>> START Dataset entries

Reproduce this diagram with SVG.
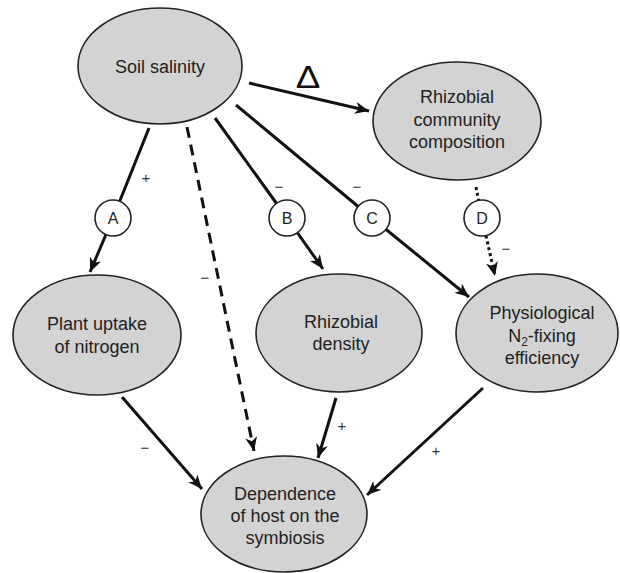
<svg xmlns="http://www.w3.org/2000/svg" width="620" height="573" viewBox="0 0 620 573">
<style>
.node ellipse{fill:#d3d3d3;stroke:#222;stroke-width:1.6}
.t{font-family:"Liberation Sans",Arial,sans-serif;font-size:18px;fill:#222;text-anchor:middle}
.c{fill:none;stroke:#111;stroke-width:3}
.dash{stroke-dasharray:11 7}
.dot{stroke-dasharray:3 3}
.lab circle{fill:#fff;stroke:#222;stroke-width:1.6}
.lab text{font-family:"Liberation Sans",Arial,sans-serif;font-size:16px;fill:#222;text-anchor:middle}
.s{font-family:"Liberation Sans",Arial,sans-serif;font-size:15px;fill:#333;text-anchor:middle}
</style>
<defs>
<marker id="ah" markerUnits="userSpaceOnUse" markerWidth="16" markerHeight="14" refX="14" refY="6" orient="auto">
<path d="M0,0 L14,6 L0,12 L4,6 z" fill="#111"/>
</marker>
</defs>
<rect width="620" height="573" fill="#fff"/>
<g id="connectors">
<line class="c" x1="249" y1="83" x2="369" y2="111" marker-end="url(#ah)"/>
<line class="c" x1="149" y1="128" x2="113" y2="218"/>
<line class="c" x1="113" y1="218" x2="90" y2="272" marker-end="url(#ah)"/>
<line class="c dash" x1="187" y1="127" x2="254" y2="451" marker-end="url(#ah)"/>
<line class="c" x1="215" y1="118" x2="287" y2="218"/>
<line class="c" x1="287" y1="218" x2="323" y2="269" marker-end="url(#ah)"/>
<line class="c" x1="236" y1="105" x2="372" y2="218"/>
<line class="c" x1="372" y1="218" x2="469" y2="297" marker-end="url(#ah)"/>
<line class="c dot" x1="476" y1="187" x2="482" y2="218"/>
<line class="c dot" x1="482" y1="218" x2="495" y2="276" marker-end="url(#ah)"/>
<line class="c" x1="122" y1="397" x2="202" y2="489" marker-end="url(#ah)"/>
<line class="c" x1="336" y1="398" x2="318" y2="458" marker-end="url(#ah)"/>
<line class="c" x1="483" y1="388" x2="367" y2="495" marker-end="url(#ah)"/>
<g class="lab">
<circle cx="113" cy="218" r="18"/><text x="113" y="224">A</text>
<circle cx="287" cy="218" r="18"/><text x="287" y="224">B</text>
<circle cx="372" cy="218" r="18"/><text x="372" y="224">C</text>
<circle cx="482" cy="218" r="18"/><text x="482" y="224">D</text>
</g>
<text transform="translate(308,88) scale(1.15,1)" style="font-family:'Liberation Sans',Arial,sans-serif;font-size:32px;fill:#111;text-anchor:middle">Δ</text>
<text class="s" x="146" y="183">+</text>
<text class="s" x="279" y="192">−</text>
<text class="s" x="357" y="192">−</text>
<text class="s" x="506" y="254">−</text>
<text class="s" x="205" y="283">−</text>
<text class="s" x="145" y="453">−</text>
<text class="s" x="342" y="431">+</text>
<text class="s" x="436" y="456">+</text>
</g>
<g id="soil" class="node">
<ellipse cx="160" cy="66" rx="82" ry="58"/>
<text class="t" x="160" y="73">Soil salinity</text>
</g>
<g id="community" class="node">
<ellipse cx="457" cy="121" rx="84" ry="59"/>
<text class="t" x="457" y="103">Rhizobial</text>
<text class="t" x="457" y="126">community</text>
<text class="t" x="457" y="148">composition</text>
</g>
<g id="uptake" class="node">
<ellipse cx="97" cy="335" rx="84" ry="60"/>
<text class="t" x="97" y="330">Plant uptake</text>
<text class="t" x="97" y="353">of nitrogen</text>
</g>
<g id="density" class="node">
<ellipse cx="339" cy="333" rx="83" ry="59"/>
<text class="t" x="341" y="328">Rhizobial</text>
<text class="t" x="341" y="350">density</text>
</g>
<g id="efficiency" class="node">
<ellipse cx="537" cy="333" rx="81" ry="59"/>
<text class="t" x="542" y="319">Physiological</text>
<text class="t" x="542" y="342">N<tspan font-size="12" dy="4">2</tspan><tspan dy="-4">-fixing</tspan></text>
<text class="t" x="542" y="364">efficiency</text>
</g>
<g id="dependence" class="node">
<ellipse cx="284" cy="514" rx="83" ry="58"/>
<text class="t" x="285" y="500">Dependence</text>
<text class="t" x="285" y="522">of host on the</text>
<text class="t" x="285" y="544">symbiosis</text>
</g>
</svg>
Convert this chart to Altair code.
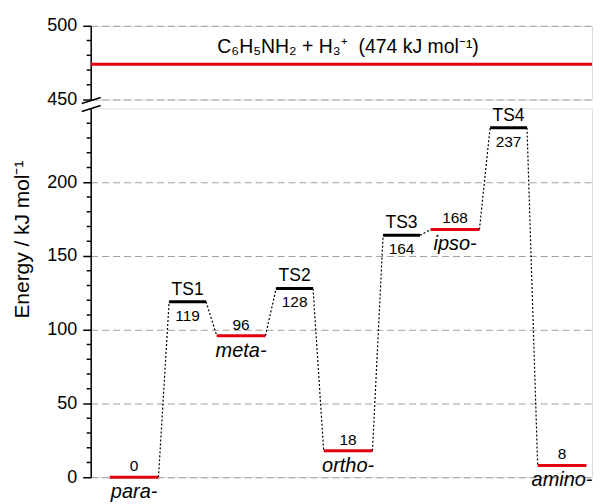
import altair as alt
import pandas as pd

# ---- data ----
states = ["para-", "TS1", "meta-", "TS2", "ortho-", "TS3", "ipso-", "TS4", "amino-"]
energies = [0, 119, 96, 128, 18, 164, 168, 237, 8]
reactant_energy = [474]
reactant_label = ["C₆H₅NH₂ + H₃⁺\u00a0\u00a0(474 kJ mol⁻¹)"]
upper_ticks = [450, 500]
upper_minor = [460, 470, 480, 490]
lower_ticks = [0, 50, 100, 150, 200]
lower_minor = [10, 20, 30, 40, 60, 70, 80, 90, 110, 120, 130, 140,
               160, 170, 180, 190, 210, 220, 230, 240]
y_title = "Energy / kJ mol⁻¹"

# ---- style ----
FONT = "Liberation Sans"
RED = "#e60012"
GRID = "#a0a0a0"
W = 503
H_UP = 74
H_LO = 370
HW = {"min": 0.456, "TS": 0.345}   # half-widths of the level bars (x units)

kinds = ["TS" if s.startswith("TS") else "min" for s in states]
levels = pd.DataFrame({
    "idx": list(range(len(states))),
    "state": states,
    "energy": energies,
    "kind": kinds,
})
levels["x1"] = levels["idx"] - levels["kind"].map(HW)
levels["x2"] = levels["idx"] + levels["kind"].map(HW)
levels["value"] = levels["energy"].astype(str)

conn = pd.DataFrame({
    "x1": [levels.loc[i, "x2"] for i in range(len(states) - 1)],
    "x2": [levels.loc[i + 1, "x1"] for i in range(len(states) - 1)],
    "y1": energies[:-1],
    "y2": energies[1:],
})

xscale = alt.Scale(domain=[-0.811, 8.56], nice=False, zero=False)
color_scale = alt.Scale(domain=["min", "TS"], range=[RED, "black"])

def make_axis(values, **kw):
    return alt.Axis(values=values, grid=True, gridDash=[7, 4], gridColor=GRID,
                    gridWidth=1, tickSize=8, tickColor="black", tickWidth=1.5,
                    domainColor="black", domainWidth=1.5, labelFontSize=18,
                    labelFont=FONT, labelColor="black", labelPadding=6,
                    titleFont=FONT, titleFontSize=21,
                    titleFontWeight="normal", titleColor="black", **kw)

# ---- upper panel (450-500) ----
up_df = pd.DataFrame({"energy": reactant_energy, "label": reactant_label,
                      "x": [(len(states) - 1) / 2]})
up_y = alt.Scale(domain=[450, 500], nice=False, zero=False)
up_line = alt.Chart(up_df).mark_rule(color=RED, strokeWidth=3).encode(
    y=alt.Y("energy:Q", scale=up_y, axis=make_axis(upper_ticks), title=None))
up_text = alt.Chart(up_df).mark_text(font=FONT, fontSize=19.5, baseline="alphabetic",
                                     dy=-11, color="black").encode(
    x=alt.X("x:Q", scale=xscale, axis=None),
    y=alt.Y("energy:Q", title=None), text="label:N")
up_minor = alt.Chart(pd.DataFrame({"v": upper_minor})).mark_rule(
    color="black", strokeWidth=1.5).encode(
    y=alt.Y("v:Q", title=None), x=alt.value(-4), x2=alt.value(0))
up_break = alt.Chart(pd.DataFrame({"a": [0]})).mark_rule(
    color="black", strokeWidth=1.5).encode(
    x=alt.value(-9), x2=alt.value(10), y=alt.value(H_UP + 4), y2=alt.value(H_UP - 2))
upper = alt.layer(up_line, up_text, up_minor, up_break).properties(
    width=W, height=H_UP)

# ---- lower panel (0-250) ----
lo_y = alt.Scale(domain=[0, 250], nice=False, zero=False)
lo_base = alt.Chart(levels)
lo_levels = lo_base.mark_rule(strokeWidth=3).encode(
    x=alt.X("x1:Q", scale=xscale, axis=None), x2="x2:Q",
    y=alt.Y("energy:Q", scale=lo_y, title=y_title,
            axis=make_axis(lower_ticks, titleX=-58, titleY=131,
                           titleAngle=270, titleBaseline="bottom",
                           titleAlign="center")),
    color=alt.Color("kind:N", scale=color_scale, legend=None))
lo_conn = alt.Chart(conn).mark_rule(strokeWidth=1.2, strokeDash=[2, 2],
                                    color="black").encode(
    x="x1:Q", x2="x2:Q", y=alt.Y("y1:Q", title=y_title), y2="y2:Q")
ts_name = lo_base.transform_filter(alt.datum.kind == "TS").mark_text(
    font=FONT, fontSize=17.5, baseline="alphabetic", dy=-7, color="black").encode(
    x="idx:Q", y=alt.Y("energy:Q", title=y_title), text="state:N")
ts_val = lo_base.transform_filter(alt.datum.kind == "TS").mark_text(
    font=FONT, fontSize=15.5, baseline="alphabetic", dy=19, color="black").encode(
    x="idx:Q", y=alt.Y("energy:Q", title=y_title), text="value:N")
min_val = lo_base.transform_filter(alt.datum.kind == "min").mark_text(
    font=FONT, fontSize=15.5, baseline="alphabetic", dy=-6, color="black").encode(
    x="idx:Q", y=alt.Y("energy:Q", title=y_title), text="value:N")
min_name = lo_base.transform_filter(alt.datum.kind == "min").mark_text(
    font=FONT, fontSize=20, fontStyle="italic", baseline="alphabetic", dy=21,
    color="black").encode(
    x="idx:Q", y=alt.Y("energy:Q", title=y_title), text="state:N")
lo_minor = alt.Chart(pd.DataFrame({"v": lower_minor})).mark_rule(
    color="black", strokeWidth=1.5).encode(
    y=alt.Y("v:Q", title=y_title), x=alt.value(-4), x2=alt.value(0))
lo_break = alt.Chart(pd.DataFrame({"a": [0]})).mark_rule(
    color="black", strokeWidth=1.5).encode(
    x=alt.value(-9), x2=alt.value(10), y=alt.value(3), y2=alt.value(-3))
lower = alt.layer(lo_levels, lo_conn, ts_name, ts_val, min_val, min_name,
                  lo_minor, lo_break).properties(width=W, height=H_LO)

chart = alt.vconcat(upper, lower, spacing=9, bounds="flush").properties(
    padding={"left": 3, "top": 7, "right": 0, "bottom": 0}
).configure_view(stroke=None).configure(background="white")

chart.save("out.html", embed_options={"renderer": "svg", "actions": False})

>> END Dataset entries

» **Written task**
Begin with the line that contains "Convert this chart to Altair code.", end with the line that contains "bars (x units)", and set down every line in that range exactly as it stands, minus the pictures.

» **Answer**
Convert this chart to Altair code.
import altair as alt
import pandas as pd

# ---- data ----
states = ["para-", "TS1", "meta-", "TS2", "ortho-", "TS3", "ipso-", "TS4", "amino-"]
energies = [0, 119, 96, 128, 18, 164, 168, 237, 8]
reactant_energy = [474]
reactant_label = ["C₆H₅NH₂ + H₃⁺\u00a0\u00a0(474 kJ mol⁻¹)"]
upper_ticks = [450, 500]
upper_minor = [460, 470, 480, 490]
lower_ticks = [0, 50, 100, 150, 200]
lower_minor = [10, 20, 30, 40, 60, 70, 80, 90, 110, 120, 130, 140,
               160, 170, 180, 190, 210, 220, 230, 240]
y_title = "Energy / kJ mol⁻¹"

# ---- style ----
FONT = "Liberation Sans"
RED = "#e60012"
GRID = "#a0a0a0"
W = 503
H_UP = 74
H_LO = 370
HW = {"min": 0.456, "TS": 0.345}   # half-widths of the level bars (x units)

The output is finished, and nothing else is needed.